Walker talking about the economic factors of the Cold War was also somewhat surprising. He proved that the economies of the two superpowers were a deciding factor on the outcome of the war, and emphasized that point more than most others. While I had known before that the economy played a role in the collapse of the Soviet Union, this book had informed me that it had much more of an effect on the outcome of the Cold War than I had thought. His breakdown of the economical situation of different countries in the world makes for an interesting read, though it can be sometimes hard to understand. This is acceptable, however, as the book is intended for adults, probably with a better understanding about this topic. And after doing a bit of research on economics and finances, I felt that I was ready to continue reading.

Many U.S. presidents and Soviet leaders have met during the course of the Cold War. Besides simply talking about negotiations between the two nations, he also discusses the personal relationship between the leaders. It is one thing to hear about them discuss how to keep peace and cut down nuclear arms, but another to see them attempt to develop genuine personal friendship with each other, which arguably works better than any formal peace treaty. Little anecdotes about how the leaders got along with each other and what they did together outside of meetings, such as recreational activities, private chats, and other informal meetings in general, tells a lot about how the people running the nations, instead of the nations itself, get along with each other.

The book’s discussion about the social aspects of the Cold War was surprisingly detailed and often lighthearted (and somewhat humorous at times).
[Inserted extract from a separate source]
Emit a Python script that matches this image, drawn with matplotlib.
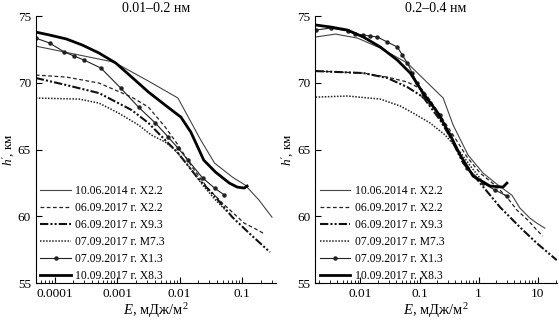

For example, he talks about new social trends that were going on in both the Soviet Union and the United States, and how they changed over time due to the Cold War. For example, building nuclear bomb shelters and practicing air raids were practiced widely in the 1960’s, then again in the early 1980’s as tensions rose again. As a result of the Vietnam War, peace demonstrations and protests were commonplace, especially throughout America. However, not all social trends were related to the Cold War. New forms of fashion, media, and sport continued and everyday life went on seemingly unaffected by the international situation. During the relaxing of tensions, celebrations were held in the Red Square and visas were granted for foreign travelers, and some Soviet residents were allowed to travel to western countries. It provided a relief from the more “serious” portions of the book. However, sometimes this light style nears the point that it appears inappropriate for an event of such seriousness. But it also makes the reader think about the situation and realize that the Cold War was not to the general public as tense and fearsome as some may imagine today. Many people were affected little, if at all, by the global crisis that was developing and seemed inevitable to eliminate mankind.
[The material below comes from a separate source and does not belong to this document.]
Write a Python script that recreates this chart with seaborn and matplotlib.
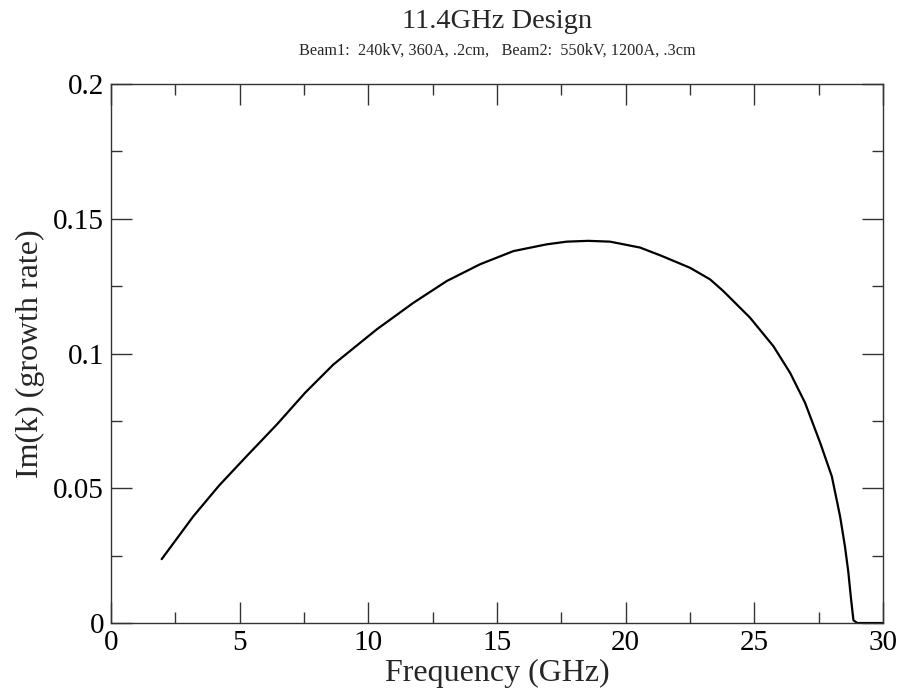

The theme of “détente” is heavily used in this book, particularly in the later chapters. A French term meaning a “relaxing” or “easing”, it is generally used by historians to refer to a cooldown in international affairs. This term is used in Walker’s book to describe the easing of tensions and a general thawing of the Cold War between the late 1960’s, after the Cuban Missile Crisis, to the early 1980’s, when tensions rose and fears about nuclear strikes were once again raised (he devotes an entire chapter, “the Death of Détente”, to discuss the sudden rise in tensions at the end of the 1970’s, including the Soviet invasion of Afghanistan in 1979).
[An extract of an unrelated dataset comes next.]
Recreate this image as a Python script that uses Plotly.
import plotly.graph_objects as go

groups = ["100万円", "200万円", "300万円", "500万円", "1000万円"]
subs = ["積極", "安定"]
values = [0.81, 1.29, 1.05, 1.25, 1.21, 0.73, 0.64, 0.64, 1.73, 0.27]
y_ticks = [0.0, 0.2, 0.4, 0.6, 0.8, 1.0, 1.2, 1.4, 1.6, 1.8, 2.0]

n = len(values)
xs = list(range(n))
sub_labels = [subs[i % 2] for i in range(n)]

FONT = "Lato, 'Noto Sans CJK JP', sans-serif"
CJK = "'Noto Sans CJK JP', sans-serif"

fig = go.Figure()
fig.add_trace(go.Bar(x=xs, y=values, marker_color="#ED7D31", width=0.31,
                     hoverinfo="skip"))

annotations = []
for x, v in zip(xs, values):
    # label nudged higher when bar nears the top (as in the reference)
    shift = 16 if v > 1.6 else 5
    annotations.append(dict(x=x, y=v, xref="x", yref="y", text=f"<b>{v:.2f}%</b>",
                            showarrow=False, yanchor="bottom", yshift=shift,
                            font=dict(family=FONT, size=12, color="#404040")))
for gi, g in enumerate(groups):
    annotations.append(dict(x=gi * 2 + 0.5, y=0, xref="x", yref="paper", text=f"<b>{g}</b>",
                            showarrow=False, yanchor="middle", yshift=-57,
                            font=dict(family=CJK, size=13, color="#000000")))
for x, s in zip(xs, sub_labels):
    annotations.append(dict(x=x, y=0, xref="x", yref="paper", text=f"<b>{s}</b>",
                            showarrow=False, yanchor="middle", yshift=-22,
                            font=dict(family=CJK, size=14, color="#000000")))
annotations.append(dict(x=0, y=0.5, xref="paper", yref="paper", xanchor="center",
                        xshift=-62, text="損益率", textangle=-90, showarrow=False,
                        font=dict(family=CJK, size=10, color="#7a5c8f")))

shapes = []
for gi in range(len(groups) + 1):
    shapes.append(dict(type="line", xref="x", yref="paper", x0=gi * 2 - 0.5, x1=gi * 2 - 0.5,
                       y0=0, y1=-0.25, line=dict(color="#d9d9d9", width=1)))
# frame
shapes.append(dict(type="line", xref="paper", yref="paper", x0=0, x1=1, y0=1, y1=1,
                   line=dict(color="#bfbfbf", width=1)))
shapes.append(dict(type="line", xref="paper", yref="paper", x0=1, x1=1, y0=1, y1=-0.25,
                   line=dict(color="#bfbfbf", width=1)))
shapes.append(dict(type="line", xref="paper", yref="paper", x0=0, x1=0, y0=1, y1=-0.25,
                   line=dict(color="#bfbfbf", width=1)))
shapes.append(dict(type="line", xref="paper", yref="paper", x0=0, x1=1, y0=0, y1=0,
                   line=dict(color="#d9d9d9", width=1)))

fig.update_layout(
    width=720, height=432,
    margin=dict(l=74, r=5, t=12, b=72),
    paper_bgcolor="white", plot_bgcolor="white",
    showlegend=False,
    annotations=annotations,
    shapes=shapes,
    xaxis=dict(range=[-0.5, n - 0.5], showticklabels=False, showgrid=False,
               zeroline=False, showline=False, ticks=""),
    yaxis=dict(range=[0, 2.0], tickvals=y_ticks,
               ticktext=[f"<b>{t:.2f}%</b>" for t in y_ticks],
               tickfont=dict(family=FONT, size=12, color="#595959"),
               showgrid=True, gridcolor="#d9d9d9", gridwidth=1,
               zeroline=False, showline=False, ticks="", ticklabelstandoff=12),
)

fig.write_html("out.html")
As this is a nonfiction book, the author has clearly attempted to remain unbiased throughout this book. Even though one cannot ever be completely unbiased, Walker has done an immense amount of research in compiling this book and it should be taken as a reliable reference. Most of the information is factual, and are well-cited. However, he did personally attend some of the events mentioned in this book, but he attempts not to tell the events or give any information from his own perspective, and cites his sources as with the other information. Therefore, any bias present should not affect the reliability of this book as a source of useful information. Of course, the reader may also be biased, and thus it is very difficult in identifying the bias of this book alone.

Assessment of Footnotes

Martin Walker has cited many sources of a wide range (including books, newspaper articles, documents, and even speeches in compiling this book), and has cited them with 30 pages of endnotes. There are also several footnotes on the bottom of the page. Those are mostly referring to the author’s personal experiences with a particular subject that he is talking about in the book (saving the endnotes for other sources), and in third person, one example being on page 253: “The author drove into Afghanistan from Pakistan through the Quetta pass” during the Soviet invasion of Afghanistan in 1979, and has seen little real action, but rather, lots of troops on standby. Walker uses this footnote to describe his own experiences with the situation, and saves the main text for factual information. This prevents the reader from misunderstanding between fact and the author’s own experiences.

Another footnote that I found to be interesting is one near the beginning of the book. On page 21, Walker mentioned a Soviet application for $6 billion of American credit for post-war rebuilding. On the bottom of that page, there is a footnote which reads: “In this book, ‘billion’ is used to mean 1000 million and ‘trillion’ to mean 1000000 million.” At the time when I had read that part, I had assumed that in English, “billion” only meant 1000 million and that that note was useless. I had come to this conclusion until I finished reading the rest of the book, and decided to do some research on the topic. I was extremely surprised to learn that only recently have many English-speaking countries adopted the “short scale” numbering system, in which a billion was 1000 million. For many centuries, the “long scale” was used, where a billion was a million times a million, and what we now know as billion was known back then as “milliard” (this is still the French term for 1000 million.)

Martin Walker’s The Cold War: a History is a very useful reference on the greatest political tension in modern history. It explains the Cold War in the points of view of both sides of the war, and goes into great detail about the causes and effects, both of individual events, and the entire conflict in general.